Santa's Little Helper is a cut above the average cartoon dog. Despite being involved in many far-fetched storylines, for a cartoon dog he's pretty realistic. In a medium where dogs quite routinely wear clothes, walk on two legs and speak in human voices, this fictional canine actually behaves like a dog. He's playful, inquisitive and has bags of character, and when he gets bored he can be destructive. And he is sometimes bored and neglected, when the Simpsons get preoccupied with other matters.
Like many dogs in the real world, Santa's Little Helper is generally treated well by his family, but there are times when the Simpsons neglect his needs or misunderstand his behaviour. He plays a minor role in most episodes that reflects how easy it is to take our own dogs for granted - a fact which is thrown into stark relief in the episode where Santa's Little Helper needs life-saving surgery and his attempts to alert the family to his illness are ignored until he collapses in front of them.
And although he is a dog that became a Christmas present, Santa's Little Helper conveys important messages about responsible dog-ownership. In the very first episode of The Simpsons, when the family acquires him, he highlights the plight of abandoned racing greyhounds. He shows us the gaps in understanding between dogs and their humans - gaps that can often be addressed with a little effort on our side. In the episode where Bart takes him to a dog-training school after his behaviour gets out of hand, we see an example of harsh training methods rejected by Bart, who refuses to use a choke-chain on his dog. And in the same episode, it's by playing with his dog that Bart finally manages to reach an understanding with him, creating a stronger bond that leads to better behaviour.

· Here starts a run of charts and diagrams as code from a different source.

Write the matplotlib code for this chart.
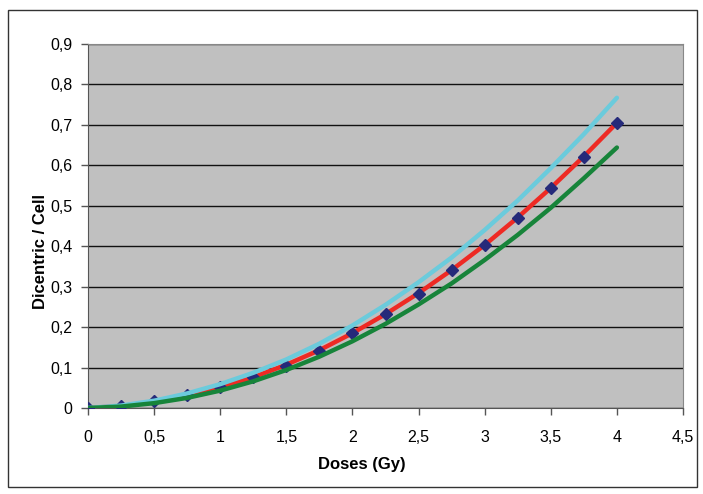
import matplotlib
matplotlib.use("Agg")
import matplotlib.pyplot as plt
from matplotlib.patches import Rectangle

plt.rcParams['font.family'] = ['Liberation Sans', 'DejaVu Sans']

# doses (Gy)
doses = [0, 0.25, 0.5, 0.75, 1, 1.25, 1.5, 1.75, 2, 2.25, 2.5, 2.75, 3, 3.25, 3.5, 3.75, 4]
# observed dicentrics per cell
observed = [0, 0.006, 0.017, 0.032, 0.052, 0.077, 0.105, 0.142, 0.186, 0.232, 0.282,
            0.340, 0.402, 0.470, 0.545, 0.621, 0.705]
# fitted curve and confidence bounds
fit = [0, 0.005, 0.015, 0.030, 0.051, 0.076, 0.107, 0.143, 0.185, 0.232, 0.284,
       0.341, 0.403, 0.471, 0.544, 0.622, 0.705]
upper = [0, 0.006, 0.018, 0.036, 0.059, 0.087, 0.120, 0.159, 0.204, 0.255, 0.311,
         0.372, 0.440, 0.513, 0.593, 0.677, 0.767]
lower = [0, 0.0035, 0.012, 0.025, 0.043, 0.066, 0.094, 0.127, 0.165, 0.208, 0.256,
         0.308, 0.366, 0.428, 0.495, 0.568, 0.644]

xticks = [0, 0.5, 1, 1.5, 2, 2.5, 3, 3.5, 4, 4.5]
xlabels = ['0', '0,5', '1', '1,5', '2', '2,5', '3', '3,5', '4', '4,5']
yticks = [0, 0.1, 0.2, 0.3, 0.4, 0.5, 0.6, 0.7, 0.8, 0.9]
ylabels = ['0', '0,1', '0,2', '0,3', '0,4', '0,5', '0,6', '0,7', '0,8', '0,9']

fig = plt.figure(figsize=(7.03, 4.94), dpi=100)
ax = fig.add_axes([88/703, 1 - 408/494, 595/703, 364/494])
ax.set_facecolor('#c0c0c0')

ax.plot(doses, fit, color='#ee2a24', lw=3.2, zorder=3, solid_capstyle='round')
ax.plot(doses, observed, linestyle='none', marker='D', ms=6.5, color='#252a7a', zorder=4)
ax.plot(doses, upper, color='#6bcbdc', lw=3.2, zorder=5, solid_capstyle='round')
ax.plot(doses, lower, color='#17843a', lw=3.2, zorder=6, solid_capstyle='round')

ax.set_xlim(0, 4.5)
ax.set_ylim(0, 0.9)
ax.set_xticks(xticks)
ax.set_xticklabels(xlabels)
ax.set_yticks(yticks)
ax.set_yticklabels(ylabels)
ax.tick_params(direction='out', length=5, width=1, color='#555555', labelsize=11.5)
ax.tick_params(axis='x', pad=11)
ax.tick_params(axis='y', pad=6)
ax.yaxis.grid(True, color='#111111', lw=1)
ax.set_axisbelow(True)
for s in ['left', 'bottom']:
    ax.spines[s].set_color('#555555')
ax.spines['top'].set_color('#888888')
ax.spines['right'].set_color('#888888')

ax.set_xlabel('Doses (Gy)', fontsize=12, fontweight='bold')
ax.set_ylabel('Dicentric / Cell', fontsize=12, fontweight='bold')
ax.xaxis.set_label_coords(0.46, -0.135)
ax.yaxis.set_label_coords(-0.067, 0.429)

fig.patches.append(Rectangle((8/703, 1 - 487/494), 689/703, 477/494, transform=fig.transFigure,
                             fill=False, edgecolor='#333333', lw=1))

fig.savefig('out.png', dpi=100)
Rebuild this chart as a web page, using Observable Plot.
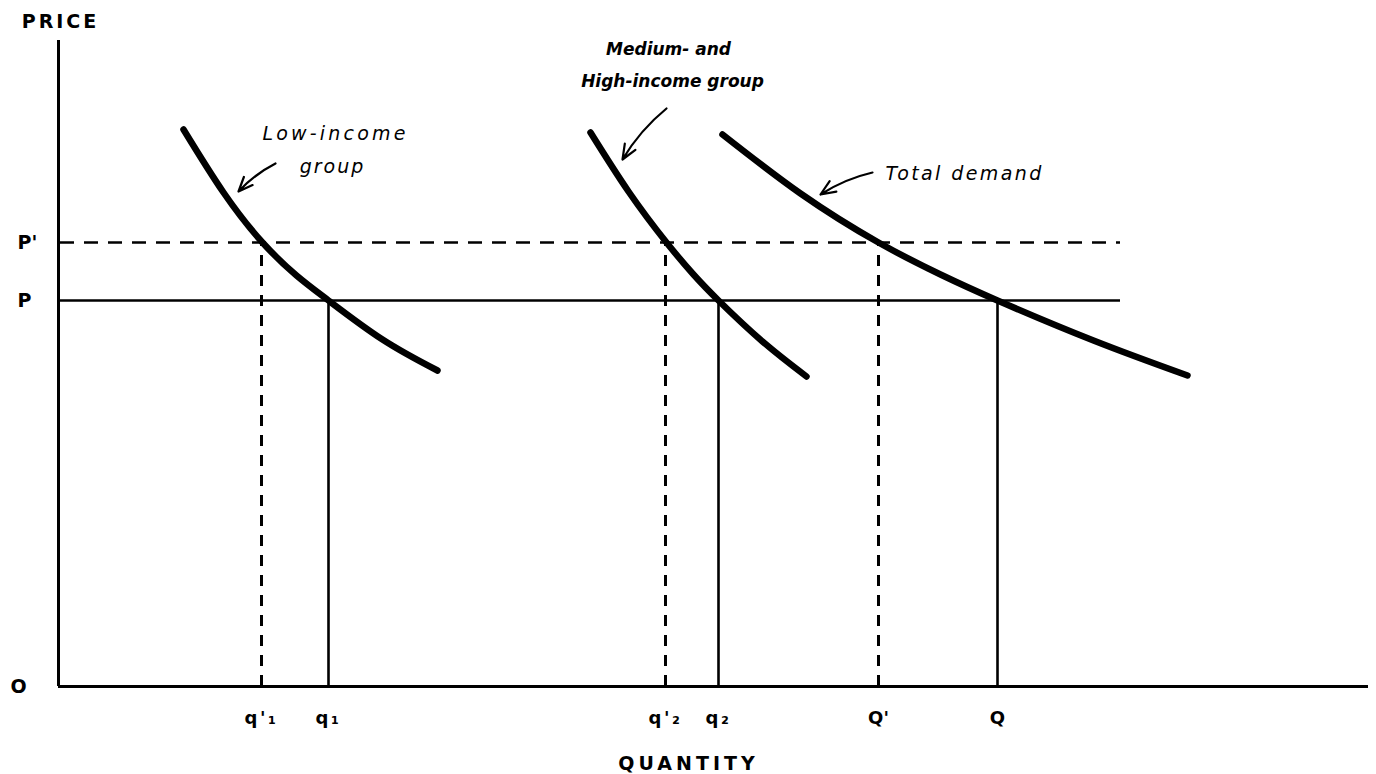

At a time when rescue charities are bursting at the seams with unwanted dogs and the media often promotes irresponsible attitudes to pets, Santa's Little Helper often provides a refreshingly common-sense portrayal of a dog's life. And whatever happens to him (including one occasion when Bart temporarily discards him for a better trained dog), the mutual devotion between him and his family emphasises that a dog is for life, not just for Christmas.